DIRECTIVE: Repeat, exactly and only, the lines from the beginning of the data through the line with "0.48, 0.65, 6.7]". Pictures are left out.

════

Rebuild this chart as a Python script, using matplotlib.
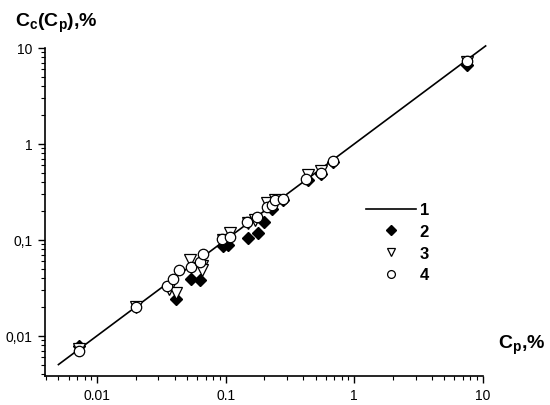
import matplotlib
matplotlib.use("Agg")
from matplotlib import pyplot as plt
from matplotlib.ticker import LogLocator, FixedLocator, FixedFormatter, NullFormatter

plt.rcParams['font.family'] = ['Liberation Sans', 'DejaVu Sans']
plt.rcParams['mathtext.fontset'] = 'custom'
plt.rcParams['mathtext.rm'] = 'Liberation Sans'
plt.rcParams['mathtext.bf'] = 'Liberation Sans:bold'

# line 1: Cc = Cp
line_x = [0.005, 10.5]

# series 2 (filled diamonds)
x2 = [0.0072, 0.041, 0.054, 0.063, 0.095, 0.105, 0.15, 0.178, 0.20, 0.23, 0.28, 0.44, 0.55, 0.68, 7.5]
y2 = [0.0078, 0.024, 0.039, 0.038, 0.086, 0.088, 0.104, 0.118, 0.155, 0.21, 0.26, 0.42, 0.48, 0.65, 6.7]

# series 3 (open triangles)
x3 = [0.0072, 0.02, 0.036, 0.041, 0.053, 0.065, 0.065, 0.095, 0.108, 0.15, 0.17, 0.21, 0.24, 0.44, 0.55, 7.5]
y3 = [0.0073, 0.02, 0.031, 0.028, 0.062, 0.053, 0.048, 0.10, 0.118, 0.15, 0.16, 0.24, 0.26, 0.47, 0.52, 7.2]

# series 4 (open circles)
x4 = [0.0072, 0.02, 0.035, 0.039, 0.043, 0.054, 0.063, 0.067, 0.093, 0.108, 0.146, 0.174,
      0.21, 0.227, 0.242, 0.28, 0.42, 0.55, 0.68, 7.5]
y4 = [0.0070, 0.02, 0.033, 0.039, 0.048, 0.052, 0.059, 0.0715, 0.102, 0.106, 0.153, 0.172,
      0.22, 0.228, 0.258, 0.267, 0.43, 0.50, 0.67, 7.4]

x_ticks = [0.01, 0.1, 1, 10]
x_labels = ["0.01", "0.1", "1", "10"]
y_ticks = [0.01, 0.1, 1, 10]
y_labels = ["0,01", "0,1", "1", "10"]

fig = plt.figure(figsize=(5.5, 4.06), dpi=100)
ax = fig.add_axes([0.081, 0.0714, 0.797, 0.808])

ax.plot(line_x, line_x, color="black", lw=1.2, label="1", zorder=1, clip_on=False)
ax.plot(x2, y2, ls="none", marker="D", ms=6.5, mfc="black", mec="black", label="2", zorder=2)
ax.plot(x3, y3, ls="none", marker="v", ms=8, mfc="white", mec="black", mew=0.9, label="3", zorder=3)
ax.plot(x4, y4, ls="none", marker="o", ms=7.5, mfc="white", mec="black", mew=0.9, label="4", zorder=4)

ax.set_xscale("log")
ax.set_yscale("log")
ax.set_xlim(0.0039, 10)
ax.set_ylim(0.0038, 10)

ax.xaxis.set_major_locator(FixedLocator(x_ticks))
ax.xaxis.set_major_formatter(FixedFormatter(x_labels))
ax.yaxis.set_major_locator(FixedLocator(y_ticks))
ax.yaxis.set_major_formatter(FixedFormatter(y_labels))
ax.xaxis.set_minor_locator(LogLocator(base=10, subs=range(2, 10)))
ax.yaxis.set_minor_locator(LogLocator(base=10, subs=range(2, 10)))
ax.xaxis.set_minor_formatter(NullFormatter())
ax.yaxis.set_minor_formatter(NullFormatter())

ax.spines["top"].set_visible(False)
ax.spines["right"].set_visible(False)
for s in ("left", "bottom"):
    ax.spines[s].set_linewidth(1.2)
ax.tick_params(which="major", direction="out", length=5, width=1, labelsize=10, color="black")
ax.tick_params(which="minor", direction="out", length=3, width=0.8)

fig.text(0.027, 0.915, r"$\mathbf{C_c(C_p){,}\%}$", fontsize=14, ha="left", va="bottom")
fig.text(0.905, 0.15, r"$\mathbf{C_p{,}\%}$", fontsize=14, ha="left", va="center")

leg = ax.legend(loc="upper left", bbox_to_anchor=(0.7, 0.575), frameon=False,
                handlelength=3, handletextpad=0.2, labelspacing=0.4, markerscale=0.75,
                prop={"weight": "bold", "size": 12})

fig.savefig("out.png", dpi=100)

════

RESULT OF THE EXERCISE:
Rebuild this chart as a Python script, using matplotlib.
import matplotlib
matplotlib.use("Agg")
from matplotlib import pyplot as plt
from matplotlib.ticker import LogLocator, FixedLocator, FixedFormatter, NullFormatter

plt.rcParams['font.family'] = ['Liberation Sans', 'DejaVu Sans']
plt.rcParams['mathtext.fontset'] = 'custom'
plt.rcParams['mathtext.rm'] = 'Liberation Sans'
plt.rcParams['mathtext.bf'] = 'Liberation Sans:bold'

# line 1: Cc = Cp
line_x = [0.005, 10.5]

# series 2 (filled diamonds)
x2 = [0.0072, 0.041, 0.054, 0.063, 0.095, 0.105, 0.15, 0.178, 0.20, 0.23, 0.28, 0.44, 0.55, 0.68, 7.5]
y2 = [0.0078, 0.024, 0.039, 0.038, 0.086, 0.088, 0.104, 0.118, 0.155, 0.21, 0.26, 0.42, 0.48, 0.65, 6.7]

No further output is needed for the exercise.